Got that? Just $250,000. The city will pay less for a decade of police incompetence and corruption in a politically hot homicide case than for destroying a bunch of old records in a basement.
So goes justice, Chicago-style.
The Chicago City Council Finance Committee approved all three legal settlements on Monday. The full Council is to vote on them on Wednesday.
By paying the $250,000, the city will end a civil suit brought by Nanci Koschman, the mother of David Koschman, who was 21 in 2004 when he died after being punched by Richard J. Vanecko, a nephew of then-Mayor Richard M. Daley.
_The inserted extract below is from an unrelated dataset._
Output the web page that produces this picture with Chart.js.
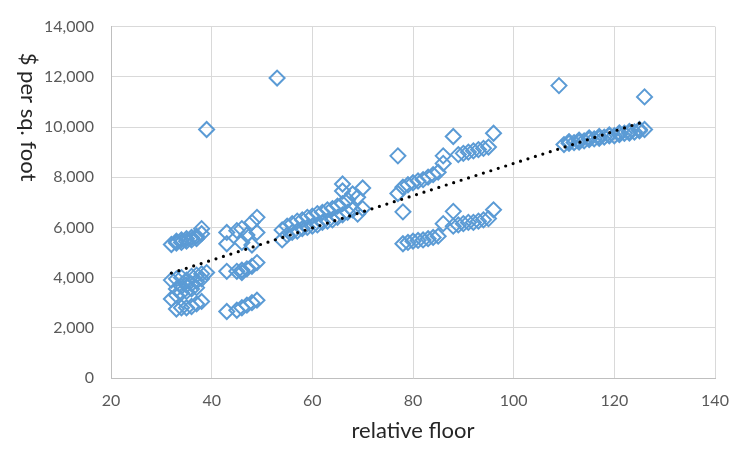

Mrs. Koschman has agreed to the settlement, apparently deciding it’s the best she can do. Her civil suit was thrown out last summer by a judge who said she had filed too late, and her chances of prevailing on appeal are hard to predict. She still may also reach out-of-court settlements with Vanecko and the Cook County state’s attorney’s office.
It is also true that $250,000 is not chump change, certainly not for Mrs. Koschman, whose financial means are modest.
But if the aim here is to send a message that police misconduct carries a heavy price, we’d say City Hall and the cops are getting off easy. A considerably larger and still entirely justified sum, say $1 million, would have sent a much clearer message.
Now it falls even more to City Inspector General Joe Ferguson, who is conducting his own investigation, to hold the city responsible and push for disciplinary action against all police officers who slow-walked or impeded the Koschman investigation. The good name of the Chicago Police Department is on the line. The public would like to believe it does not play favorites.
Where are the demotions? Where are the dismissals? Where is the honest accounting?
What should be done, for example, about Detective James Gilger, who according to a grand jury report written by Special Prosecutor Dann Webb, claimed that Koschman yelled “F- you! I’ll kick your ass!” moments before Vanecko punched him? Webb could find no witness anywhere who reported hearing this.
Webb wrote that he considered filing charges against six current Chicago Police officers, including Gilger, but decided there was insufficient evidence to convict them.
But the Chicago Police can still take disciplinary action, as can the state’s attorney’s office, which also did not – in the words of a judge – “cover itself in glory.”
We await Inspector General Joe Ferguson’s recommendations.